Over the course of World War II, Canada allowed in a mere 5,000 Jewish refugees. The U.S., meanwhile, let in approximately 200,000 between 1933 and 1945, most of them arriving before 1941. The U.S., however, also turned away thousands of Jewish refugees, enforcing strict immigration laws throughout the war.

Jewish refugees aboard the MS St. Louis (Photo Credit: The Canadian Encyclopedia)

An apology for King and Blair’s decision to turn away the MS St. Louis would be about more than just those 900 people. It would be an acknowledgment that Canada has not always been as openly inviting and welcoming of other cultures – Jews in particular – as it purports to be today. It would affirm that the Canadian government not only elected and appointed antisemitic politicians to prominent positions, but that it allowed antisemitic policies to be implemented and followed.

It would also signal an important turning point in Canadian government policy, at least in theory.

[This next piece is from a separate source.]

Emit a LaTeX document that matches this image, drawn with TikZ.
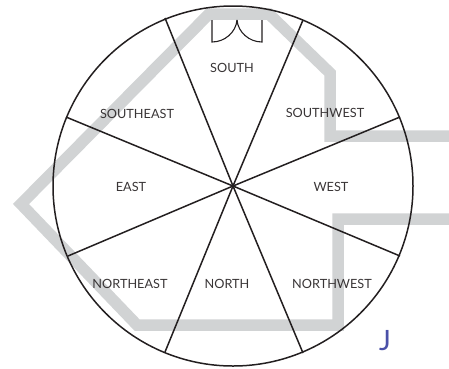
\documentclass[tikz,border=0pt]{standalone}
\usepackage{fontspec}
\setmainfont{Lato}
\definecolor{wallgray}{HTML}{D1D3D4}
\definecolor{inkdark}{HTML}{231F20}
\definecolor{jblue}{HTML}{4A50A8}
\begin{document}
\begin{tikzpicture}[
    x=1pt, y=-1pt,
    sector/.style={font=\fontsize{12.7}{14}\selectfont, text=inkdark!90, inner sep=0pt},
    spoke/.style={draw=inkdark, line width=1.5pt},
    wall/.style={draw=wallgray, line width=11.5pt, miter limit=10},
    door/.style={draw=inkdark, line width=1.1pt}
]
    \useasboundingbox (0,0) rectangle (449,368);
    % wall band
    \draw[wall] (449,136) -- (330,136) -- (330,73) -- (269,14) -- (209,14) -- (21,204) -- (137,325) -- (338,325) -- (338,219) -- (449,219);
    % door
    \draw[door] (237,20) .. controls (236,32) and (225,42) .. (212,42) -- (212,20);
    \draw[door] (237,20) .. controls (238,32) and (249,42) .. (262,42) -- (262,20);
    % compass circle
    \coordinate (hub) at (233,186);
    \node[spoke, circle, minimum size=360pt, inner sep=0pt] (rim) at (hub) {};
    \coordinate (s1) at (165,18);
    \coordinate (s2) at (303,20);
    \coordinate (s3) at (400,117);
    \coordinate (s4) at (400,256);
    \coordinate (s5) at (303,353);
    \coordinate (s6) at (165,352);
    \coordinate (s7) at (68,256);
    \coordinate (s8) at (66,117);
    \foreach \i in {1,...,8}
        \draw[spoke] (hub) -- (s\i);
    % labels
    \node[sector] (south) at (232,68) {SOUTH};
    \node[sector] (southwest) at (325,113) {SOUTHWEST};
    \node[sector] (southeast) at (137,114) {SOUTHEAST};
    \node[sector] (east) at (131,187) {EAST};
    \node[sector] (west) at (331,187) {WEST};
    \node[sector] (northeast) at (130,284) {NORTHEAST};
    \node[sector] (north) at (227,284) {NORTH};
    \node[sector] (northwest) at (332,284) {NORTHWEST};
    \node[font=\fontsize{28}{30}\selectfont, text=jblue, inner sep=0pt] (jmark) at (385,341) {J};
\end{tikzpicture}
\end{document}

While the government no longer allows for blatantly discriminatory legislation – the Charter of Rights and Freedoms sees to that – an apology for what’s seen today as “a blot on Canada’s history,” could show that the government is aware of the antisemitism that still permeates Canadian society today.

It could even be a step towards resolving it.

The first Prime Minister Trudeau, in 1984, declined to apologize to Japanese Canadians for internment, saying “I do not think it is the purpose of a government to right the past. I cannot rewrite history.” But in saying that, he missed the mark. An apology for the turning away of the MS St. Louis isn’t about righting the past. It’s about promising a better future.

Sara McCleary has written extensively on a wide range of topics while working as a news reporter and freelancer. She has also completed a master’s degree in history, and further graduate work in interdisciplinary humanities.